IAG expects strong growth in year ahead
IAG expects a strong increase in gross written premium in the year ahead, CEO Mike Wilkins told an investor briefing last week.
Announcing the group’s annual result, he said IAG is aiming for an insurance margin of 10-12% next year, up from 9.1% in 2010/11, and gross written premium (GWP) growth of 6-9%, against 4.8% last financial year.
Mr Wilkins says the group has achieved rate increases of 5-10% across the portfolio, and he expects these to “stick and continue”.
IAG reported a net profit of $250 million, up from $91 million last year, with GWP of $8.05 billion, compared with $7.78 billion. Its insurance profit was $660 million, compared with $493 million in 2010.
Mr Wilkins described the result as “sound, in an extremely challenging year”.
Australia Direct’s insurance margin was 19.5% and this is expected to remain strong but lower, reflecting the lag in recovering reinsurance costs from increased premiums. The division made an insurance profit of $702 million, up 23%.
CGU continued to make steady progress and achieved the first increase in GWP in several years on rate increases, new business and acquisitions. It made an insurance profit of $140 million.
The New Zealand operations returned a profit of $3 million, compared with $131 million, after net claims of $578 million.
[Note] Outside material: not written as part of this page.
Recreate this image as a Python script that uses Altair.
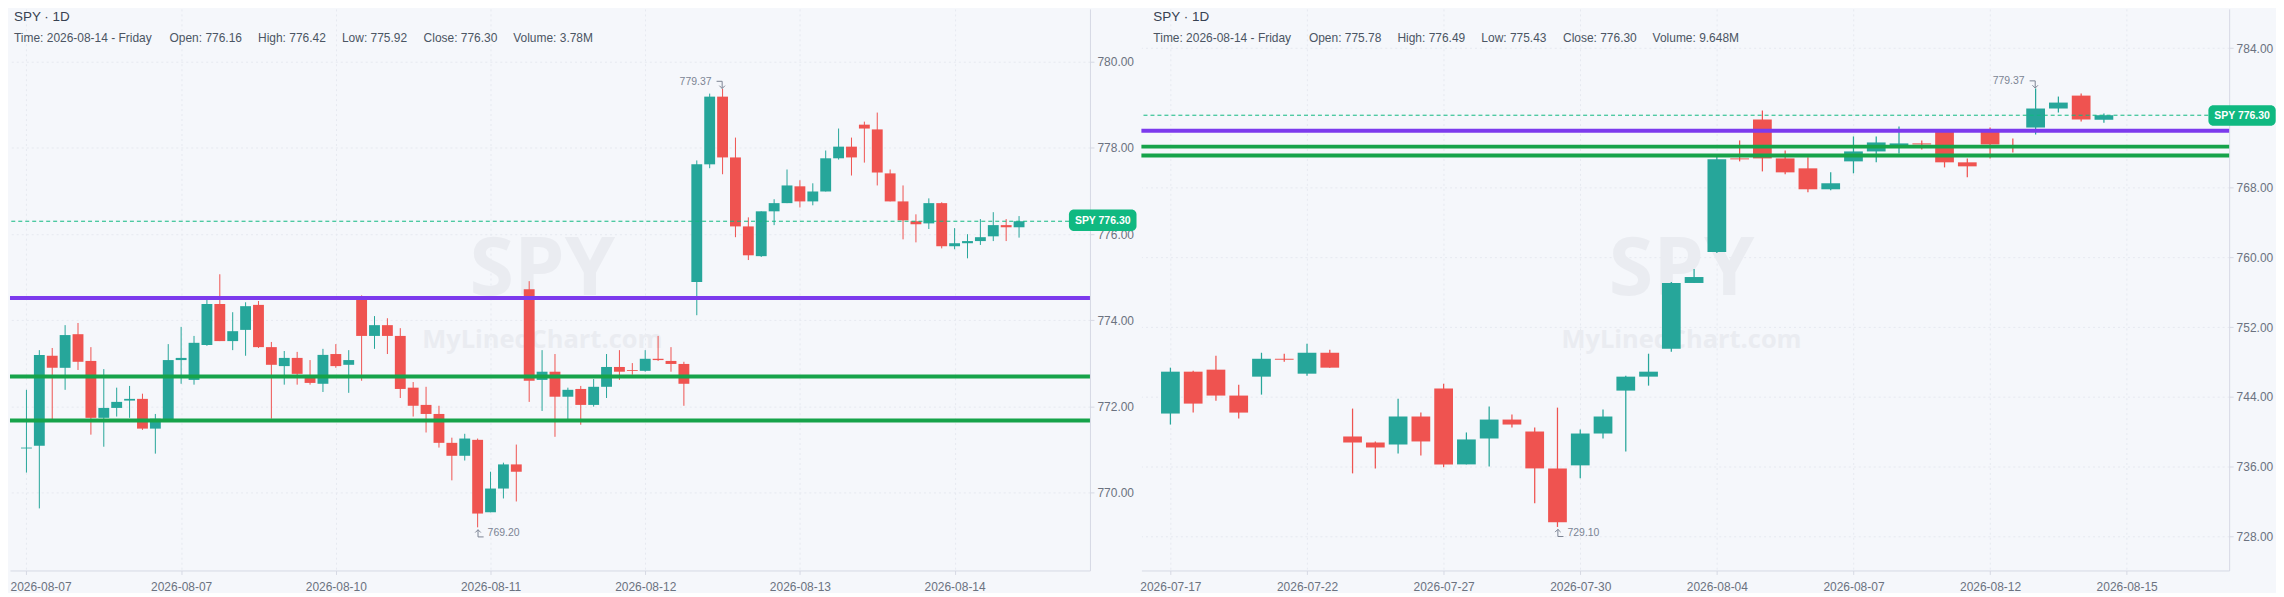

Asia made a $4 million loss.
The UK operations reported an insurance loss of $181 million, but Mr Wilkins says the loss reduced in the second half and the trend is “encouraging”. IAG aims for the business to move towards break-even this financial year.
Natural perils cost $610 million, including $83 million from New Zealand earthquakes, $119 million from Cyclone Yasi and $108 million from the Brisbane floods.
CGU renews its reinsurance treaties on January 1. CFO Nick Hawkins says IAG expects to fully recover higher reinsurance costs from premium rate increases, although there could be a short-term lag while this occurs.